(STATED PROBLEM) Quote each line of the material verbatim, without the pictures.
** Start INFORMATION SHOWN **
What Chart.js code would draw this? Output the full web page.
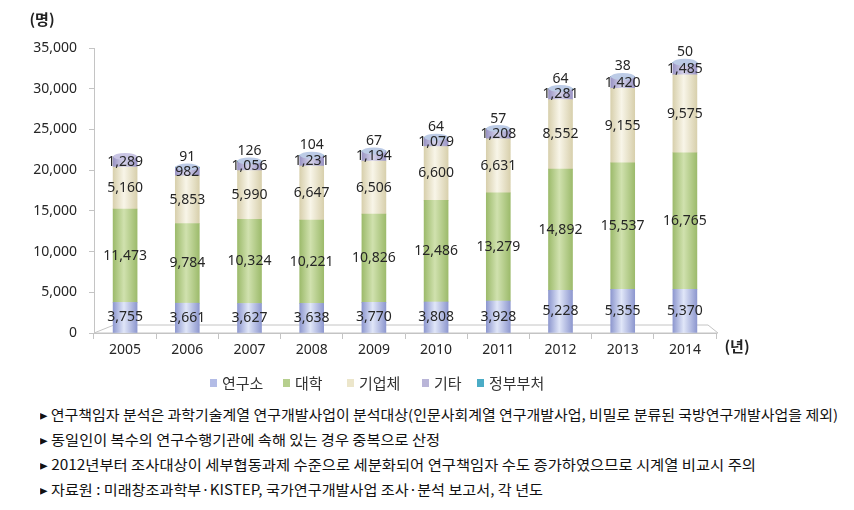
<!DOCTYPE html>
<html>
<head>
<meta charset="utf-8">
<script src="https://cdn.jsdelivr.net/npm/chart.js@4.4.0/dist/chart.umd.min.js"></script>
<style>
  body { margin: 0; background: #fff; }
  #wrap { position: relative; width: 854px; height: 510px; }
  #myChart { position: absolute; left: 0; top: 0; }
  .note { position: absolute; left: 40px; white-space: nowrap; font: 14px "Noto Sans CJK KR", sans-serif; color: #111; transform-origin: 0 50%; line-height: 20px; }
</style>
</head>
<body>
<div id="wrap">
  <canvas id="myChart" width="854" height="400"></canvas>
  <div class="note" data-w="798" style="top:404px">▸ 연구책임자 분석은 과학기술계열 연구개발사업이 분석대상(인문사회계열 연구개발사업, 비밀로 분류된 국방연구개발사업을 제외)</div>
  <div class="note" data-w="400" style="top:429px">▸ 동일인이 복수의 연구수행기관에 속해 있는 경우 중복으로 산정</div>
  <div class="note" data-w="716" style="top:454px">▸ 2012년부터 조사대상이 세부협동과제 수준으로 세분화되어 연구책임자 수도 증가하였으므로 시계열 비교시 주의</div>
  <div class="note" data-w="503" style="top:479px">▸ 자료원 : 미래창조과학부·KISTEP, 국가연구개발사업 조사·분석 보고서, 각 년도</div>
</div>
<script>
// 연구책임자 수 (명)
const years = ['2005', '2006', '2007', '2008', '2009', '2010', '2011', '2012', '2013', '2014'];
const seriesNames = ['연구소', '대학', '기업체', '기타', '정부부처'];
const institute = [3755, 3661, 3627, 3638, 3770, 3808, 3928, 5228, 5355, 5370];
const university = [11473, 9784, 10324, 10221, 10826, 12486, 13279, 14892, 15537, 16765];
const company = [5160, 5853, 5990, 6647, 6506, 6600, 6631, 8552, 9155, 9575];
const etc = [1289, 982, 1056, 1231, 1194, 1079, 1208, 1281, 1420, 1485];
const ministry = [null, 91, 126, 104, 67, 64, 57, 64, 38, 50];
const yTicks = [0, 5000, 10000, 15000, 20000, 25000, 30000, 35000];

// edge / centre colours for the cylinder look
const edgeCol = ['#8e98cf', '#9dbb6c', '#d8d0ad', '#9a94c4', '#31859c'];
const midCol  = ['#e0e6f8', '#d0e1ae', '#f8f5e8', '#d6d3ea', '#93cddd'];
const legendCol = ['#b3bce6', '#b6cf8e', '#ece6cb', '#b9b5d8', '#4bacc6'];

function cylinder(i) {
  return function(context) {
    var chart = context.chart;
    var xs = chart.scales.x;
    if (!xs || context.dataIndex === undefined) return edgeCol[i];
    var cx = xs.getPixelForValue(context.dataIndex);
    if (!isFinite(cx)) return edgeCol[i];
    var g = chart.ctx.createLinearGradient(cx - 12, 0, cx + 12, 0);
    g.addColorStop(0, edgeCol[i]);
    g.addColorStop(0.45, midCol[i]);
    g.addColorStop(1, edgeCol[i]);
    return g;
  };
}

// floor, caps, value labels, unit labels and legend
const extras = {
  id: 'extras',
  beforeDatasetsDraw(chart) {
    var c = chart.ctx, a = chart.chartArea;
    c.save();
    c.strokeStyle = '#c4c4c4';
    c.fillStyle = '#ffffff';
    c.lineWidth = 1;
    c.beginPath();
    c.moveTo(a.left, a.bottom);
    c.lineTo(a.left + 20, a.bottom - 8);
    c.lineTo(a.right - 8, a.bottom - 8);
    c.lineTo(a.right + 2, a.bottom);
    c.closePath();
    c.fill();
    c.stroke();
    c.restore();
  },
  afterDatasetsDraw(chart) {
    var c = chart.ctx;
    c.save();
    // elliptical cap on top of each column
    var n = chart.data.labels.length;
    for (var j = 0; j < n; j++) {
      var top = 3;
      if (chart.data.datasets[4].data[j] != null) top = 4;
      var el = chart.getDatasetMeta(top).data[j];
      var p = el.getProps(['x', 'y'], true);
      c.fillStyle = top === 4 ? '#bccbe6' : '#c9c5e4';
      c.beginPath();
      c.ellipse(p.x, p.y, 12, 3.5, 0, 0, Math.PI * 2);
      c.fill();
    }
    c.font = '14px "Noto Sans", sans-serif';
    c.fillStyle = '#262626';
    c.textAlign = 'center';
    c.textBaseline = 'middle';
    chart.data.datasets.forEach(function(ds, i) {
      var meta = chart.getDatasetMeta(i);
      meta.data.forEach(function(bar, j) {
        var v = ds.data[j];
        if (v == null) return;
        var p = bar.getProps(['x', 'y', 'base'], true);
        var ty = (p.y + p.base) / 2;
        if (i === 4) ty = p.y - 10;
        c.fillText(v.toLocaleString('en-US'), p.x, ty);
      });
    });
    // units
    c.font = 'bold 15px "Noto Sans CJK KR", sans-serif';
    c.fillStyle = '#222';
    c.fillText('(명)', 42, 19);
    c.fillText('(년)', 737, 346);
    // legend
    var lx = [210, 283, 347, 422, 477];
    c.font = '15px "Noto Sans CJK KR", sans-serif';
    c.textAlign = 'left';
    chart.data.datasets.forEach(function(ds, i) {
      c.fillStyle = legendCol[i];
      c.fillRect(lx[i], 379, 7, 8);
      c.fillStyle = '#333';
      c.fillText(ds.label, lx[i] + 12, 383);
    });
    c.restore();
  }
};

const datasets = [institute, university, company, etc, ministry].map(function(arr, i) {
  return {
    label: seriesNames[i],
    data: arr,
    backgroundColor: cylinder(i),
    borderWidth: 0,
    barThickness: 24
  };
});

const ctx = document.getElementById('myChart').getContext('2d');
const myChart = new Chart(ctx, {
  type: 'bar',
  data: { labels: years, datasets: datasets },
  plugins: [extras],
  options: {
    responsive: false,
    animation: false,
    devicePixelRatio: 1,
    layout: { padding: { top: 48, right: 138, left: 0, bottom: 0 } },
    plugins: {
      legend: { display: false },
      tooltip: { enabled: false }
    },
    scales: {
      x: {
        stacked: true,
        afterFit: function(s) { s.height = 67; },
        border: { color: '#c4c4c4' },
        grid: { drawOnChartArea: false, drawTicks: true, tickLength: 6, color: '#c4c4c4', offset: true },
        ticks: { color: '#262626', font: { family: '"Noto Sans", sans-serif', size: 14 }, padding: 3 }
      },
      y: {
        stacked: true,
        min: 0,
        max: 35000,
        afterFit: function(s) { s.width = 94; },
        afterBuildTicks: function(s) { s.ticks = yTicks.map(function(v) { return { value: v }; }); },
        border: { color: '#c4c4c4' },
        grid: { drawOnChartArea: false, drawTicks: true, tickLength: 5, color: '#c4c4c4' },
        ticks: {
          color: '#262626',
          font: { family: '"Noto Sans", sans-serif', size: 14 },
          padding: 12,
          callback: function(v) { return v.toLocaleString('en-US'); }
        }
      }
    }
  }
});

// fit the note lines to the widths of the original
document.querySelectorAll('.note').forEach(function(el) {
  var w = el.getBoundingClientRect().width;
  var target = parseFloat(el.getAttribute('data-w'));
  el.style.transform = 'scaleX(' + (target / w) + ')';
});
</script>
</body>
</html>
** End INFORMATION SHOWN **
(WRITTEN ANSWER)
What Chart.js code would draw this? Output the full web page.
<!DOCTYPE html>
<html>
<head>
<meta charset="utf-8">
<script src="https://cdn.jsdelivr.net/npm/chart.js@4.4.0/dist/chart.umd.min.js"></script>
<style>
  body { margin: 0; background: #fff; }
  #wrap { position: relative; width: 854px; height: 510px; }
  #myChart { position: absolute; left: 0; top: 0; }
  .note { position: absolute; left: 40px; white-space: nowrap; font: 14px "Noto Sans CJK KR", sans-serif; color: #111; transform-origin: 0 50%; line-height: 20px; }
</style>
</head>
<body>
<div id="wrap">
  <canvas id="myChart" width="854" height="400"></canvas>
  <div class="note" data-w="798" style="top:404px">▸ 연구책임자 분석은 과학기술계열 연구개발사업이 분석대상(인문사회계열 연구개발사업, 비밀로 분류된 국방연구개발사업을 제외)</div>
  <div class="note" data-w="400" style="top:429px">▸ 동일인이 복수의 연구수행기관에 속해 있는 경우 중복으로 산정</div>
  <div class="note" data-w="716" style="top:454px">▸ 2012년부터 조사대상이 세부협동과제 수준으로 세분화되어 연구책임자 수도 증가하였으므로 시계열 비교시 주의</div>
  <div class="note" data-w="503" style="top:479px">▸ 자료원 : 미래창조과학부·KISTEP, 국가연구개발사업 조사·분석 보고서, 각 년도</div>
</div>
<script>
// 연구책임자 수 (명)
const years = ['2005', '2006', '2007', '2008', '2009', '2010', '2011', '2012', '2013', '2014'];
const seriesNames = ['연구소', '대학', '기업체', '기타', '정부부처'];
const institute = [3755, 3661, 3627, 3638, 3770, 3808, 3928, 5228, 5355, 5370];
const university = [11473, 9784, 10324, 10221, 10826, 12486, 13279, 14892, 15537, 16765];
const company = [5160, 5853, 5990, 6647, 6506, 6600, 6631, 8552, 9155, 9575];
const etc = [1289, 982, 1056, 1231, 1194, 1079, 1208, 1281, 1420, 1485];
const ministry = [null, 91, 126, 104, 67, 64, 57, 64, 38, 50];
const yTicks = [0, 5000, 10000, 15000, 20000, 25000, 30000, 35000];

// edge / centre colours for the cylinder look
const edgeCol = ['#8e98cf', '#9dbb6c', '#d8d0ad', '#9a94c4', '#31859c'];
const midCol  = ['#e0e6f8', '#d0e1ae', '#f8f5e8', '#d6d3ea', '#93cddd'];
const legendCol = ['#b3bce6', '#b6cf8e', '#ece6cb', '#b9b5d8', '#4bacc6'];

function cylinder(i) {
  return function(context) {
    var chart = context.chart;
    var xs = chart.scales.x;
    if (!xs || context.dataIndex === undefined) return edgeCol[i];
    var cx = xs.getPixelForValue(context.dataIndex);
    if (!isFinite(cx)) return edgeCol[i];
    var g = chart.ctx.createLinearGradient(cx - 12, 0, cx + 12, 0);
    g.addColorStop(0, edgeCol[i]);
    g.addColorStop(0.45, midCol[i]);
    g.addColorStop(1, edgeCol[i]);
    return g;
  };
}

// floor, caps, value labels, unit labels and legend
const extras = {
  id: 'extras',
  beforeDatasetsDraw(chart) {
    var c = chart.ctx, a = chart.chartArea;
    c.save();
    c.strokeStyle = '#c4c4c4';
    c.fillStyle = '#ffffff';
    c.lineWidth = 1;
    c.beginPath();
    c.moveTo(a.left, a.bottom);
    c.lineTo(a.left + 20, a.bottom - 8);
    c.lineTo(a.right - 8, a.bottom - 8);
    c.lineTo(a.right + 2, a.bottom);
    c.closePath();
    c.fill();
    c.stroke();
    c.restore();
  },
  afterDatasetsDraw(chart) {
    var c = chart.ctx;
    c.save();
    // elliptical cap on top of each column
    var n = chart.data.labels.length;
    for (var j = 0; j < n; j++) {
      var top = 3;
      if (chart.data.datasets[4].data[j] != null) top = 4;
      var el = chart.getDatasetMeta(top).data[j];
      var p = el.getProps(['x', 'y'], true);
      c.fillStyle = top === 4 ? '#bccbe6' : '#c9c5e4';
      c.beginPath();
      c.ellipse(p.x, p.y, 12, 3.5, 0, 0, Math.PI * 2);
      c.fill();
    }
    c.font = '14px "Noto Sans", sans-serif';
    c.fillStyle = '#262626';
    c.textAlign = 'center';
    c.textBaseline = 'middle';
    chart.data.datasets.forEach(function(ds, i) {
      var meta = chart.getDatasetMeta(i);
      meta.data.forEach(function(bar, j) {
        var v = ds.data[j];
        if (v == null) return;
        var p = bar.getProps(['x', 'y', 'base'], true);
        var ty = (p.y + p.base) / 2;
        if (i === 4) ty = p.y - 10;
        c.fillText(v.toLocaleString('en-US'), p.x, ty);
      });
    });
    // units
    c.font = 'bold 15px "Noto Sans CJK KR", sans-serif';
    c.fillStyle = '#222';
    c.fillText('(명)', 42, 19);
    c.fillText('(년)', 737, 346);
    // legend
    var lx = [210, 283, 347, 422, 477];
    c.font = '15px "Noto Sans CJK KR", sans-serif';
    c.textAlign = 'left';
    chart.data.datasets.forEach(function(ds, i) {
      c.fillStyle = legendCol[i];
      c.fillRect(lx[i], 379, 7, 8);
      c.fillStyle = '#333';
      c.fillText(ds.label, lx[i] + 12, 383);
    });
    c.restore();
  }
};

const datasets = [institute, university, company, etc, ministry].map(function(arr, i) {
  return {
    label: seriesNames[i],
    data: arr,
    backgroundColor: cylinder(i),
    borderWidth: 0,
    barThickness: 24
  };
});

const ctx = document.getElementById('myChart').getContext('2d');
const myChart = new Chart(ctx, {
  type: 'bar',
  data: { labels: years, datasets: datasets },
  plugins: [extras],
  options: {
    responsive: false,
    animation: false,
    devicePixelRatio: 1,
    layout: { padding: { top: 48, right: 138, left: 0, bottom: 0 } },
    plugins: {
      legend: { display: false },
      tooltip: { enabled: false }
    },
    scales: {
      x: {
        stacked: true,
        afterFit: function(s) { s.height = 67; },
        border: { color: '#c4c4c4' },
        grid: { drawOnChartArea: false, drawTicks: true, tickLength: 6, color: '#c4c4c4', offset: true },
        ticks: { color: '#262626', font: { family: '"Noto Sans", sans-serif', size: 14 }, padding: 3 }
      },
      y: {
        stacked: true,
        min: 0,
        max: 35000,
        afterFit: function(s) { s.width = 94; },
        afterBuildTicks: function(s) { s.ticks = yTicks.map(function(v) { return { value: v }; }); },
        border: { color: '#c4c4c4' },
        grid: { drawOnChartArea: false, drawTicks: true, tickLength: 5, color: '#c4c4c4' },
        ticks: {
          color: '#262626',
          font: { family: '"Noto Sans", sans-serif', size: 14 },
          padding: 12,
          callback: function(v) { return v.toLocaleString('en-US'); }
        }
      }
    }
  }
});

// fit the note lines to the widths of the original
document.querySelectorAll('.note').forEach(function(el) {
  var w = el.getBoundingClientRect().width;
  var target = parseFloat(el.getAttribute('data-w'));
  el.style.transform = 'scaleX(' + (target / w) + ')';
});
</script>
</body>
</html>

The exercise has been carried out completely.